### SET EXERCISE
Working from the top of the listing below, retype each line through the line containing "var yTitle = 'Relative", both included, with no pictures.

— Start GIVEN DATA —

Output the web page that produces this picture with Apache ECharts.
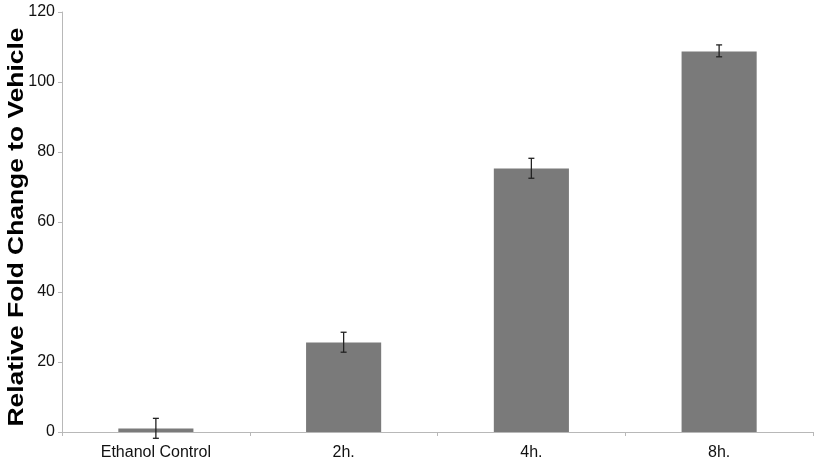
<!DOCTYPE html>
<html><head><meta charset="utf-8">
<script src="https://cdn.jsdelivr.net/npm/echarts@6/dist/echarts.min.js"></script>
<style>html,body{margin:0;padding:0;background:#fff}#c{width:815px;height:464px}</style>
</head><body><div id="c"></div>
<script>
var categories = ['Ethanol Control', '2h.', '4h.', '8h.'];
var values = [1.0, 25.6, 75.3, 108.7];
var errLow = [-1.8, 22.8, 72.5, 107.2];
var errHigh = [3.9, 28.5, 78.2, 110.6];
var yTicks = [0, 20, 40, 60, 80, 100, 120];
var yTitle = 'Relative Fold Change to Vehicle';

var chart = echarts.init(document.getElementById('c'));
var errData = categories.map(function (c, i) { return [i, errLow[i], errHigh[i]]; });
chart.setOption({
  animation: false,
  grid: { left: 62, right: 2, top: 12, bottom: 32, containLabel: false, outerBoundsMode: 'none' },
  graphic: [{
    type: 'text', x: 17, y: 227, rotation: Math.PI / 2, scaleX: 1.2,
    style: { text: yTitle, fontSize: 22, fontWeight: 'bold', fill: '#000',
      fontFamily: 'Liberation Sans, Arial', textAlign: 'center', textVerticalAlign: 'middle' }
  }],
  xAxis: {
    type: 'category', data: categories,
    axisLine: { lineStyle: { color: '#b8b8b8', width: 1 } },
    axisTick: { show: true, length: 4, lineStyle: { color: '#b8b8b8' } },
    axisLabel: { color: '#111', fontSize: 16, fontFamily: 'Liberation Sans, Arial', margin: 13 }
  },
  yAxis: {
    type: 'value', min: 0, max: 120, interval: 20,
    axisLine: { show: true, lineStyle: { color: '#b8b8b8', width: 1 } },
    axisTick: { show: true, length: 4, lineStyle: { color: '#b8b8b8' } },
    splitLine: { show: false },
    axisLabel: { color: '#111', fontSize: 16, fontFamily: 'Liberation Sans, Arial', margin: 7,
      formatter: function (v) { return yTicks.indexOf(v) >= 0 ? String(v) : ''; } }
  },
  series: [
    { type: 'bar', data: values, barWidth: '40%', itemStyle: { color: '#7a7a7a' } },
    { type: 'custom', data: errData, z: 10,
      renderItem: function (params, api) {
        var x = api.value(0);
        var lo = api.coord([x, api.value(1)]);
        var hi = api.coord([x, api.value(2)]);
        var cap = 3;
        var st = { stroke: '#222', lineWidth: 1.3 };
        return { type: 'group', children: [
          { type: 'line', shape: { x1: lo[0], y1: lo[1], x2: hi[0], y2: hi[1] }, style: st },
          { type: 'line', shape: { x1: lo[0] - cap, y1: lo[1], x2: lo[0] + cap, y2: lo[1] }, style: st },
          { type: 'line', shape: { x1: hi[0] - cap, y1: hi[1], x2: hi[0] + cap, y2: hi[1] }, style: st }
        ] };
      }
    }
  ]
});
</script></body></html>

— End GIVEN DATA —

### RESPONSE FOR THIS EXERCISE
Output the web page that produces this picture with Apache ECharts.
<!DOCTYPE html>
<html><head><meta charset="utf-8">
<script src="https://cdn.jsdelivr.net/npm/echarts@6/dist/echarts.min.js"></script>
<style>html,body{margin:0;padding:0;background:#fff}#c{width:815px;height:464px}</style>
</head><body><div id="c"></div>
<script>
var categories = ['Ethanol Control', '2h.', '4h.', '8h.'];
var values = [1.0, 25.6, 75.3, 108.7];
var errLow = [-1.8, 22.8, 72.5, 107.2];
var errHigh = [3.9, 28.5, 78.2, 110.6];
var yTicks = [0, 20, 40, 60, 80, 100, 120];
var yTitle = 'Relative Fold Change to Vehicle';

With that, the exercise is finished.